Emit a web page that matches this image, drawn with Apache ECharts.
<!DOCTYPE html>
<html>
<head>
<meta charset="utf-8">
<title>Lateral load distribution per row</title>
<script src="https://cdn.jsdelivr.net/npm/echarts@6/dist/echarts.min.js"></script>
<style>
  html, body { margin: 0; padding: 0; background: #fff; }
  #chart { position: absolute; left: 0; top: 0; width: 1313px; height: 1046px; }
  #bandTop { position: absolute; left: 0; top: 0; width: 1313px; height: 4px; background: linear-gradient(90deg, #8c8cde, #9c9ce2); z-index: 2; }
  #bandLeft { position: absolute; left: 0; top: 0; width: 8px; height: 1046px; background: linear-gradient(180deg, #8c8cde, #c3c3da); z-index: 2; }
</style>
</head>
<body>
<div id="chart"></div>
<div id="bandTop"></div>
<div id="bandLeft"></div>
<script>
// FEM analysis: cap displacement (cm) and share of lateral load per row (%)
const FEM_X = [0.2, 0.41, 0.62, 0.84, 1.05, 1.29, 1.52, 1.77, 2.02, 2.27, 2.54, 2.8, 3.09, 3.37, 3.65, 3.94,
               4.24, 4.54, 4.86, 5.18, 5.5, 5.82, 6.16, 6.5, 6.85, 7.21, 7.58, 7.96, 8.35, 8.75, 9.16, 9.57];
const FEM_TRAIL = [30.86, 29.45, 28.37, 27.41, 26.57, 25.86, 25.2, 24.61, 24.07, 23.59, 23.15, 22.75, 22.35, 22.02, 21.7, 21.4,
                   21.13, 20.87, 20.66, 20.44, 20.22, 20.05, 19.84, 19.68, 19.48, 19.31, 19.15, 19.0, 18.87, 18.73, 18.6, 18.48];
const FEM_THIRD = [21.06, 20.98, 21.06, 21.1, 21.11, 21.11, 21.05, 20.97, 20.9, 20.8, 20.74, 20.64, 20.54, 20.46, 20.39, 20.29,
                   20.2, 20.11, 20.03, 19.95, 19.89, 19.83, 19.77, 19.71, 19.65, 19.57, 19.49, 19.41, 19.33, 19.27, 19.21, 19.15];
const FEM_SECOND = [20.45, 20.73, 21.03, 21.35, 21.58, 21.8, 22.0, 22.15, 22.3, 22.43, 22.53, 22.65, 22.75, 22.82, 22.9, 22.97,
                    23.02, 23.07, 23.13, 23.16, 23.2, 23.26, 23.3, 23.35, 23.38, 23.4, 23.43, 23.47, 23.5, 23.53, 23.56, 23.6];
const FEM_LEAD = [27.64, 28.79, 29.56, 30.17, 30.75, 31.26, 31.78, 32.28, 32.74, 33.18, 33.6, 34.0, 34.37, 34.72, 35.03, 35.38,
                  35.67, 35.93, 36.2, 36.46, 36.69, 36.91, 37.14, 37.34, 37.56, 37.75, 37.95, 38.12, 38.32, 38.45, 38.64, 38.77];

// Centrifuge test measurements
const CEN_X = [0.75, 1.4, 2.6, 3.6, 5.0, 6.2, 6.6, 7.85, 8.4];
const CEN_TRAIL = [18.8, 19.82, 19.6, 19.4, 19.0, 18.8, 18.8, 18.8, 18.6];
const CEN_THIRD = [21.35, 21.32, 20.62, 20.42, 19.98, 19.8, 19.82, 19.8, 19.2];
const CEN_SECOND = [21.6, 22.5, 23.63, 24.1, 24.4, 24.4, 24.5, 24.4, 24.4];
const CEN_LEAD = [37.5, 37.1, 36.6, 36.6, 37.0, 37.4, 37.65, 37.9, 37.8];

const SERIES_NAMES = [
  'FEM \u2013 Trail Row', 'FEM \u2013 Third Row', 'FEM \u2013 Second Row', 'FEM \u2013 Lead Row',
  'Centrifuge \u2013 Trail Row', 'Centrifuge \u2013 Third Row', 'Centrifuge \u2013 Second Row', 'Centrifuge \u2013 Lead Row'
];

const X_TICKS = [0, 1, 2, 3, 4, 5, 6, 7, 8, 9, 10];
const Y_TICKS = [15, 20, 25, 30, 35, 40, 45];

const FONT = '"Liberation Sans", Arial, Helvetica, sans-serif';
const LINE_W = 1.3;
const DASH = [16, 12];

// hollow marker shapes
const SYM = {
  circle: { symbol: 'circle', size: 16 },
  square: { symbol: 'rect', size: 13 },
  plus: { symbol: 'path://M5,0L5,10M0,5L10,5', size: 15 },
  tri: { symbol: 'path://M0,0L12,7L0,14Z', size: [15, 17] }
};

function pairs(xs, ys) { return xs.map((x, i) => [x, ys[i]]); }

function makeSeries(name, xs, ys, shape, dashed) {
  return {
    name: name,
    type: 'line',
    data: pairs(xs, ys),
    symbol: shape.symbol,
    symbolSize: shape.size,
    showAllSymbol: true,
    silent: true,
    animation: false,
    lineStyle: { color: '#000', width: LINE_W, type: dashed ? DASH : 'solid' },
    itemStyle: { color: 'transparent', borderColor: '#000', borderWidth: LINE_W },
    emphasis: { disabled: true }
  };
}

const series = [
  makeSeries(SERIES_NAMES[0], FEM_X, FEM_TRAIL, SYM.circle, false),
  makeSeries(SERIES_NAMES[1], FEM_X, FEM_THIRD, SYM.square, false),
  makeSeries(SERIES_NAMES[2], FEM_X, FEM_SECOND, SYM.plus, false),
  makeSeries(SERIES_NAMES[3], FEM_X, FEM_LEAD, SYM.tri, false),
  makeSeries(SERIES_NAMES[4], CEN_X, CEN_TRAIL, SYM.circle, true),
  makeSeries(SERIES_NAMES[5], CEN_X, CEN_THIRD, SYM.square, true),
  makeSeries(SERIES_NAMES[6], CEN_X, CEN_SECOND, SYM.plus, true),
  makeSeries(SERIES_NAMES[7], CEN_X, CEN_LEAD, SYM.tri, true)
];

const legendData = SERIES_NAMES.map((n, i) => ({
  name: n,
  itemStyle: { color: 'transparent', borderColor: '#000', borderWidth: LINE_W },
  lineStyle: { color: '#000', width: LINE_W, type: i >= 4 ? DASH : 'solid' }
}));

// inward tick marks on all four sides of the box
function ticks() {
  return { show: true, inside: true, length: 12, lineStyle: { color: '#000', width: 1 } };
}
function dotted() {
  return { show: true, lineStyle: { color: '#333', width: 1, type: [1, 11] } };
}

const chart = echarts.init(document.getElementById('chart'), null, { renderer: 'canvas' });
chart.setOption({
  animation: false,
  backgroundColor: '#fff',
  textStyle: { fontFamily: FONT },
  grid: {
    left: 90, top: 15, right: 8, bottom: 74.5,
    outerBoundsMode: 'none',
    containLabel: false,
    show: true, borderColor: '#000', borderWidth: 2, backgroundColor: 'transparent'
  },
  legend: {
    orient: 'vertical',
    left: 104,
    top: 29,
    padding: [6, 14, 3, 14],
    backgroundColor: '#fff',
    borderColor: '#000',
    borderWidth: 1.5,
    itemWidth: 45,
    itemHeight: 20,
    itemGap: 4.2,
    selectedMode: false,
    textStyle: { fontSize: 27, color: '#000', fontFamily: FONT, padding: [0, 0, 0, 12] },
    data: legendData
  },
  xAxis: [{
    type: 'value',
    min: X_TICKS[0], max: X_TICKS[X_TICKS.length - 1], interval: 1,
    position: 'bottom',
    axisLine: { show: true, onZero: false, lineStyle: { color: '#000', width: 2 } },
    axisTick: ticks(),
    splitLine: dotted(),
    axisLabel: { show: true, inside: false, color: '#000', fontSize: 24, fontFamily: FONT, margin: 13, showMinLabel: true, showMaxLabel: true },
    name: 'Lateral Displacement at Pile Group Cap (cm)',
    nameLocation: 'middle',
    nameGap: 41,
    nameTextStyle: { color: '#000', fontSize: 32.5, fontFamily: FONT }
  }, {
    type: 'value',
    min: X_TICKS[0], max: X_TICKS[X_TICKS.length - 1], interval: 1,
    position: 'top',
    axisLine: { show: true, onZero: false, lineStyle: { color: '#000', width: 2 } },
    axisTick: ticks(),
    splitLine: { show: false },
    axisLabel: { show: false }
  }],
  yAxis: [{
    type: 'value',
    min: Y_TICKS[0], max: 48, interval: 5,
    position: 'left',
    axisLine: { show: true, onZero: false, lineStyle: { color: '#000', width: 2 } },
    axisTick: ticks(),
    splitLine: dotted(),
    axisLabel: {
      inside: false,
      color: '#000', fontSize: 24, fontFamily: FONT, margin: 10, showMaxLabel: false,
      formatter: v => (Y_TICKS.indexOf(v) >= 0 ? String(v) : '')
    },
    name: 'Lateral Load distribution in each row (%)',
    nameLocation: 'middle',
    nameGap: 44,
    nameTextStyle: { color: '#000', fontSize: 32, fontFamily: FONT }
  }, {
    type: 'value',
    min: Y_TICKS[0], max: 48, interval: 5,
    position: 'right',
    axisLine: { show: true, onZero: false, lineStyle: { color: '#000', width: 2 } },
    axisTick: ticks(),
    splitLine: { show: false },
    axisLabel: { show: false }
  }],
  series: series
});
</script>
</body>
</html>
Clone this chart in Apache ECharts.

Brief
Filter out every line that lacks the word "Apache", and copy the rest.

Finished answer
Emit a web page that matches this image, drawn with Apache ECharts.
Clone this chart in Apache ECharts.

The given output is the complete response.